Generally, as a matter of law, "ordinary criminal activity does not rise to the level of persecution necessary to establish eligibility for asylum." Moreover, recruitment, without more, usually does not constitute "persecution" for asylum purposes. In light of these facts, it is unlikely that adults and youths fleeing gang violence would, at the end of the day, be eligible for asylum.

This is not to say that the Trump administration has ignored the gang problem in Central America, or its effects on the population there. In fact, it is going after the gangs at their roots, and is taking action to cut off the flow of money on which they depend in their home countries.

For example, in April 2017, Attorney General Jeff Sessions announced that the Department of Justice (DOJ) would "crack down on violent gangs", including MS-13. Notably, the department's press release on that effort described how gang leaders in El Salvador direct MS-13 operations in the United States, and how the gang's ill-gotten revenues here are funneled back to support its criminal deeds in that country:

Recent investigations in some regions of the country have revealed that major leaders of MS-13 in El Salvador, many of whom are in prison there for murder, kidnapping or extortion, have been sending representatives to cross into the U.S. illegally, to gain control of local MS-13 cliques and reconstitute them. These emissaries then connect the local MS-13 cliques to their jailed leaders in El Salvador by cell phone. The gang leaders in El Salvador then institute what MS-13 has been calling "The Program", or "La Programma," in which they direct the American MS-13 cliques to become more violent to control territory. They are attempting to accomplish this goal not only by killing rivals, but also by extorting legitimate businesses run by legal Central American immigrants and illegal businesses such as prostitution and gambling. The leaders demand that the local, U.S.-based MS-13 clique send a portion of the resultant profits to the leadership in El Salvador to enrich the gang and expand its activities.

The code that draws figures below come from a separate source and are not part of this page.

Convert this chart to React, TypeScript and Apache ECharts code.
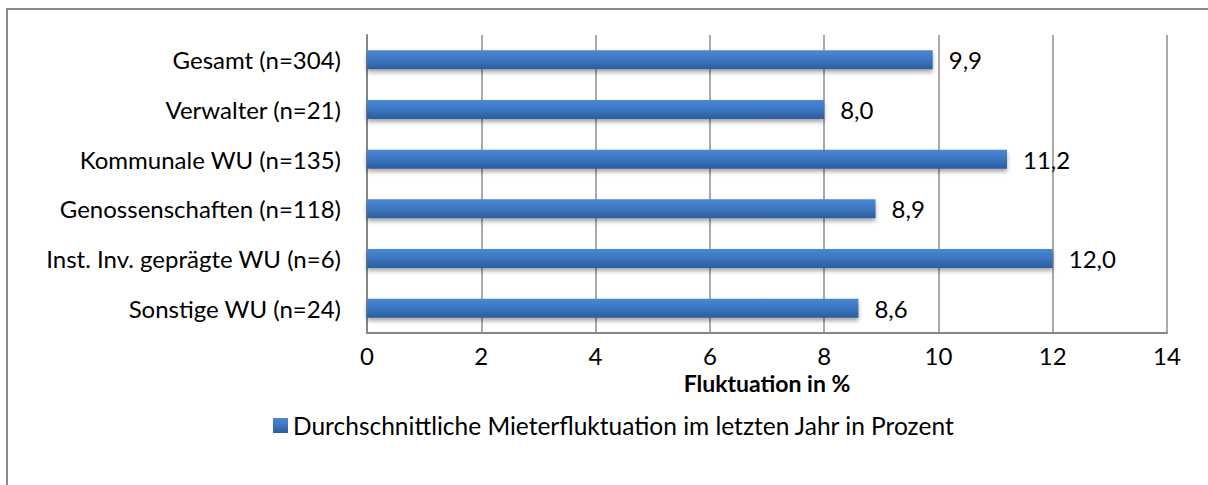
import React, { useEffect, useRef } from "react";
import * as echarts from "echarts";

const categories = [
  "Gesamt (n=304)",
  "Verwalter (n=21)",
  "Kommunale WU (n=135)",
  "Genossenschaften (n=118)",
  "Inst. Inv. geprägte WU (n=6)",
  "Sonstige WU (n=24)",
];
const values = [9.9, 8.0, 11.2, 8.9, 12.0, 8.6];
const seriesName = "Durchschnittliche Mieterfluktuation im letzten Jahr in Prozent";
const axisTitle = "Fluktuation in %";

const FONT = "Lato, 'Open Sans', sans-serif";

export default function App() {
  const ref = useRef<HTMLDivElement>(null);
  useEffect(() => {
    if (!ref.current) return;
    const chart = echarts.init(ref.current, null, { renderer: "svg" });
    const barColor = new echarts.graphic.LinearGradient(0, 0, 0, 1, [
      { offset: 0, color: "#4a88d4" },
      { offset: 0.5, color: "#3b76c2" },
      { offset: 1, color: "#2c5c9c" },
    ]);
    chart.setOption({
      animation: false,
      backgroundColor: "#ffffff",
      textStyle: { fontFamily: FONT },
      graphic: [
        {
          type: "polyline",
          shape: { points: [[7, 485], [7, 9], [1208, 9]] },
          style: { stroke: "#8a8a8a", lineWidth: 2, fill: "none" },
          silent: true,
        },
      ],
      grid: { left: 367, right: 41, top: 35, bottom: 152, containLabel: false },
      legend: {
        left: 268,
        top: 408,
        itemWidth: 15,
        itemHeight: 15,
        itemGap: 6,
        icon: "rect",
        textStyle: { fontSize: 24.5, color: "#000", fontFamily: FONT },
        data: [seriesName],
      },
      xAxis: {
        type: "value",
        min: 0,
        max: 14,
        interval: 2,
        name: axisTitle,
        nameLocation: "middle",
        nameGap: 38,
        nameTextStyle: { fontSize: 23, fontWeight: "bold", color: "#000", fontFamily: FONT },
        axisLine: { show: true, lineStyle: { color: "#868686", width: 2 } },
        axisTick: { show: false },
        axisLabel: { fontSize: 24, color: "#000", margin: 10, fontFamily: FONT },
        splitLine: { show: true, lineStyle: { color: "#8c8c8c", width: 1.5 } },
      },
      yAxis: {
        type: "category",
        inverse: true,
        data: categories,
        axisLine: { show: true, lineStyle: { color: "#868686", width: 2 } },
        axisTick: { show: false },
        axisLabel: { fontSize: 24, color: "#000", margin: 26, fontFamily: FONT },
        splitLine: { show: false },
      },
      series: [
        {
          name: seriesName,
          type: "bar",
          data: values,
          barWidth: 19,
          itemStyle: {
            color: barColor,
            shadowColor: "rgba(0,0,0,0.35)",
            shadowBlur: 4,
            shadowOffsetY: 3,
          },
          label: {
            show: true,
            position: "right",
            distance: 16,
            fontSize: 24,
            color: "#000",
            fontFamily: FONT,
            formatter: (p: any) => p.value.toFixed(1).replace(".", ","),
          },
        },
      ],
    });
    return () => chart.dispose();
  }, []);
  return (
    <div
      ref={ref}
      style={{ position: "fixed", left: 0, top: 0, width: 1208, height: 485 }}
    />
  );
}
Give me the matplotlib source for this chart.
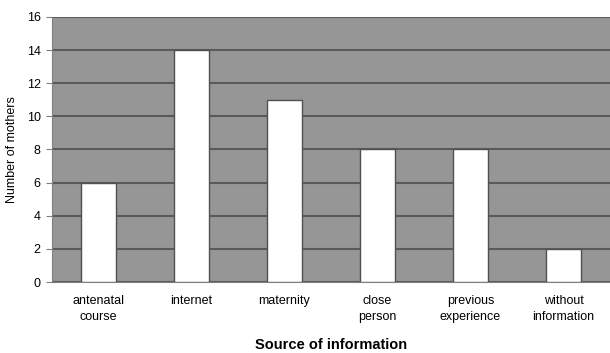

Subsequently, in October 2017, Sessions "authorized federal prosecutors to investigate members of the international MS-13 gang with all lawful tools." Specifically, he:

[H]as designated MS-13 as a priority for the Organized Crime Drug Enforcement Task Force, which brings together prosecutors from the Department of Justice with investigators from the Drug Enforcement Administration (DEA), the FBI, the IRS, Postal Service Inspectors and the Coast Guard. The attorney general said this designation will allow investigators to pursue drug cartels and drug traffickers "at the highest level."

DOJ has also announced it is working with the attorneys general of El Salvador, Honduras, and Guatemala to target the gang.

Dismantling the criminal organizations that have caused so much disruption to the peoples and societies of those three countries is a much more effective, and compassionate, policy than one that would simply open the doors of America to the nationals of each, assuming that they are able to make the perilous journey required to reach this country's borders. It would enable those countries to rebuild their economies and their civil societies, and to protect the lives and livelihoods of their citizens effectively. And this is to say nothing about the costs in money and blood that such a policy would save on the southern side of the U.S. border, by denying the smugglers and TCOs the opportunity to trade in human lives, as I have detailed previously.

Again, the administration has not announced that it plans to implement the detention proposals that have been reported by the Washington Post. If it were to do so, however, it would likely spare from suffering the very aliens whom it would, at first blush, be most adversely affecting. Such is the counterintuitive world of immigration enforcement.